A lot of the push for a union is coming for a huge increase in e-commerce sales because of the pandemic, entailing busier and sometimes longer shifts for employees, without compensation of additional pay. Amazon’s profits increased by $9.4 billion since 2019, and Amazon’s founder and CEO Jeff Bezos’ net worth increased by nearly $68 billion. Amazon could have quintupled hazard pay to workers during the pandemic and still have exceeded 2019 profits. Pro-union workers were vocal about the “time off task” system, which marks the time they are away from their stations, and about wanting to improve working conditions. Workers say the grueling conditions in Amazon warehouses are most similar to those faced in meat processing plants: fast repetitive heavy assembly-line work, standing in place for long periods with almost no break, frequent injuries and no respect, Workers who were pushing for the union mentioned issues of job security as well
Amazon and anti-Union advocates argued that Amazon already offers all of the benefits that a union would and would require monthly dues from workers. an Amazon spokesperson said that “Amazon already offers what unions are requesting for employees: industry-leading pay, comprehensive benefits from the first day on the job, opportunities for career growth, all while working in a safe, modern work environment.”

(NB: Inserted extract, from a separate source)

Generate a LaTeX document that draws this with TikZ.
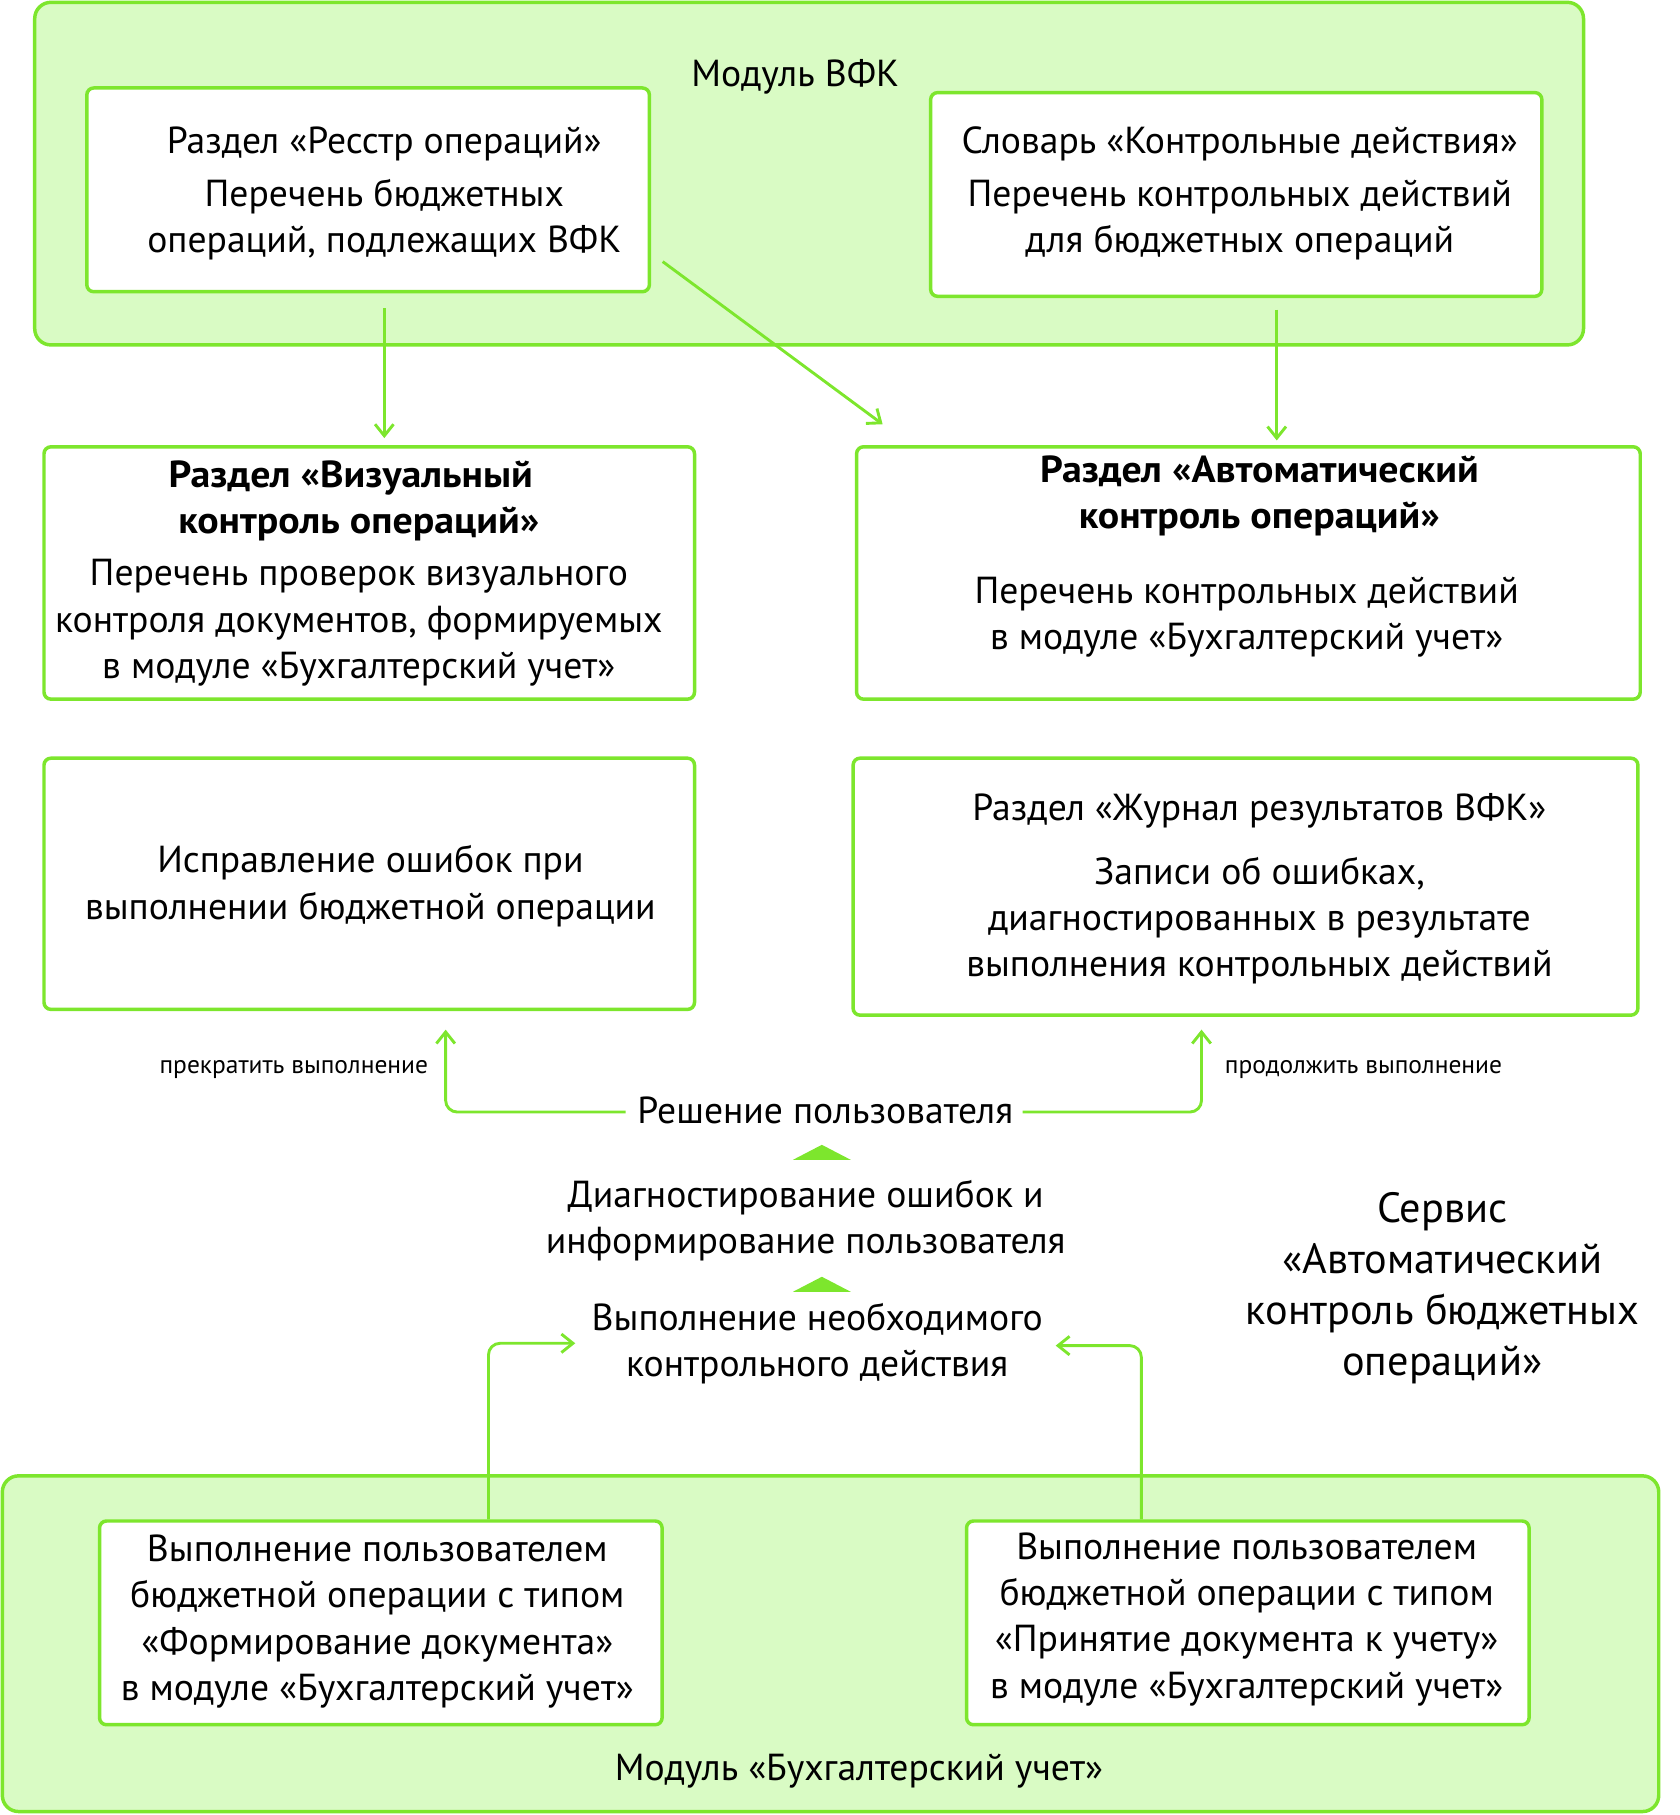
\documentclass[tikz,border=0pt]{standalone}
\usepackage{fontspec}
\setmainfont{PT Sans}[BoldFeatures={FakeStretch=1.06}]
\usetikzlibrary{arrows.meta,calc}
\definecolor{gline}{RGB}{125,230,45}
\definecolor{gfill}{RGB}{217,251,196}
\tikzset{
  outerbox/.style={draw=gline, fill=gfill, line width=3pt, rounded corners=14pt, inner sep=0pt},
  wbox/.style={draw=gline, fill=white, line width=3pt, rounded corners=6pt, inner sep=0pt},
  txt/.style={align=center, inner sep=0pt, anchor=base, font=\fontsize{32.5}{40}\selectfont},
  bigtxt/.style={align=center, inner sep=0pt, anchor=base, font=\fontsize{36.5}{44}\selectfont},
  smalltxt/.style={inner sep=0pt, anchor=base, font=\fontsize{22}{26}\selectfont},
  arr/.style={draw=gline, line width=2.5pt, -{Straight Barb[length=10pt,width=16pt,line width=2.5pt]}},
  tri/.style={fill=gline, draw=none}
}
\begin{document}
\begin{tikzpicture}[x=1pt,y=-1pt]
\useasboundingbox (0,0) rectangle (1451,1568);
% outer containers
\node[outerbox, minimum width=1338pt, minimum height=296pt] (vfk) at (699,150) {};
\node[outerbox, minimum width=1431pt, minimum height=290pt] (buh) at (717.5,1420) {};
\node[txt] (vfkt) at (687,75) {Модуль ВФК};
\node[txt] (buht) at (742,1538) {Модуль «Бухгалтерский учет»};
% boxes
\node[wbox, minimum width=486pt, minimum height=176pt] (A) at (318,164) {};
\node[wbox, minimum width=528pt, minimum height=176pt] (B) at (1068,168) {};
\node[wbox, minimum width=562pt, minimum height=218pt] (C) at (319,495) {};
\node[wbox, minimum width=677pt, minimum height=218pt] (D) at (1078.5,495) {};
\node[wbox, minimum width=562pt, minimum height=217pt] (E) at (319,763.5) {};
\node[wbox, minimum width=678pt, minimum height=222pt] (F) at (1076,766) {};
\node[wbox, minimum width=486pt, minimum height=176pt] (G) at (329,1402) {};
\node[wbox, minimum width=486pt, minimum height=176pt] (H) at (1078,1402) {};
% texts in boxes
\node[txt] (At) at (332,218) {Раздел «Ресстр операций»\\[5pt]Перечень бюджетных\\операций, подлежащих ВФК};
\node[txt] (Bt) at (1071,218) {Словарь «Контрольные действия»\\[5pt]Перечень контрольных действий\\для бюджетных операций};
\node[txt] (Ct) at (310,586) {\textbf{Раздел «Визуальный}\hspace*{14pt}\\\textbf{контроль операций»}\hspace*{14pt}\\[5pt]Перечень проверок визуального\\контроля документов, формируемых\\в модуле «Бухгалтерский учет»};
\node[txt] (Dt) at (1077,561) {\hspace*{22pt}\textbf{Раздел «Автоматический}\\\hspace*{22pt}\textbf{контроль операций»}\\[24pt]Перечень контрольных действий\\в модуле «Бухгалтерский учет»};
\node[txt] (Et) at (320,794) {Исправление ошибок при\\выполнении бюджетной операции};
\node[txt] (Ft) at (1088,844) {Раздел «Журнал результатов ВФК»\\[15pt]Записи об ошибках,\\диагностированных в результате\\выполнения контрольных действий};
\node[txt] (Gt) at (326,1469) {Выполнение пользователем\\бюджетной операции с типом\\«Формирование документа»\\в модуле «Бухгалтерский учет»};
\node[txt] (Ht) at (1077,1467) {Выполнение пользователем\\бюджетной операции с типом\\«Принятие документа к учету»\\в модуле «Бухгалтерский учет»};
% middle flow
\node[txt] (R) at (713,971) {Решение пользователя};
\node[txt] (Dg) at (696,1083) {Диагностирование ошибок и\\информирование пользователя};
\node[txt] (X) at (706,1189) {Выполнение необходимого\\контрольного действия};
\node[bigtxt] (S) at (1246,1188) {Сервис\\«Автоматический\\контроль бюджетных\\операций»};
\node[smalltxt, anchor=base east] (stop) at (370,927) {прекратить выполнение};
\node[smalltxt, anchor=base west] (cont) at (1058,927) {продолжить выполнение};
% triangles
\fill[tri] (685,1002) -- (710,989) -- (735,1002) -- cycle;
\fill[tri] (685,1116) -- (710,1103) -- (735,1116) -- cycle;
% connectors
\draw[arr, shorten >=6pt, shorten <=13pt] ([xshift=14pt]A.south) -- ([xshift=13pt]C.north);
\draw[arr, shorten >=4pt, shorten <=10pt] ([xshift=35pt]B.south) -- ([xshift=24.5pt]D.north);
\draw[arr] ([xshift=10pt,yshift=-62pt]A.east) -- ([xshift=24pt,yshift=18pt]D.north west);
\draw[arr, rounded corners=10pt] ([xshift=-10pt,yshift=-1pt]R.west) -| ([xshift=66pt,yshift=-16pt]E.south);
\draw[arr, rounded corners=10pt] ([xshift=8pt,yshift=-1pt]R.east) -| ([xshift=-38pt,yshift=-11pt]F.south);
\draw[arr, rounded corners=10pt] ([xshift=93pt]G.north) |- ([xshift=-14pt,yshift=0pt]X.west);
\draw[arr, rounded corners=10pt] ([xshift=-92pt]H.north) |- ([xshift=11pt,yshift=-2pt]X.east);
\end{tikzpicture}
\end{document}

Amazon is being criticized by many for what is called “Union Busting” . Aside from apparently surveilling union activists. The company is reportedly spending $10,000 a day on anti-union consultants and attorneys. From Amazon’s putting up anti-union signs in the bathrooms at the warehouse to company sending targeted anti-Union ads on Twitch (the streaming service that it owns), reports of union-busting have kept coming. managers held impromptu “stand-up” meetings every day to dissuade workers from voting yes, workers watched anti-union videos. In January, Amazon brought in an outside firm to run meetings that the company said would answer questions about unionizing, according to workers, but some workers have called it a blatant attempt to mislead workers about union information.
Even though, the Amazon workers in Bessemer voted no, the amount of media and celebrity attention, as well as support from a prominent democratic senator in Bernie Sanders and a prominent Republican senator in Marco Rubio, will make it interesting for other Amazon facilities, where workers have thought of unionizing. If a union were to form in the future, Amazon and other corporate giants are worried that unions could pit workers against the company, degrade manager and employee relations, as well as overall efficiency within the company.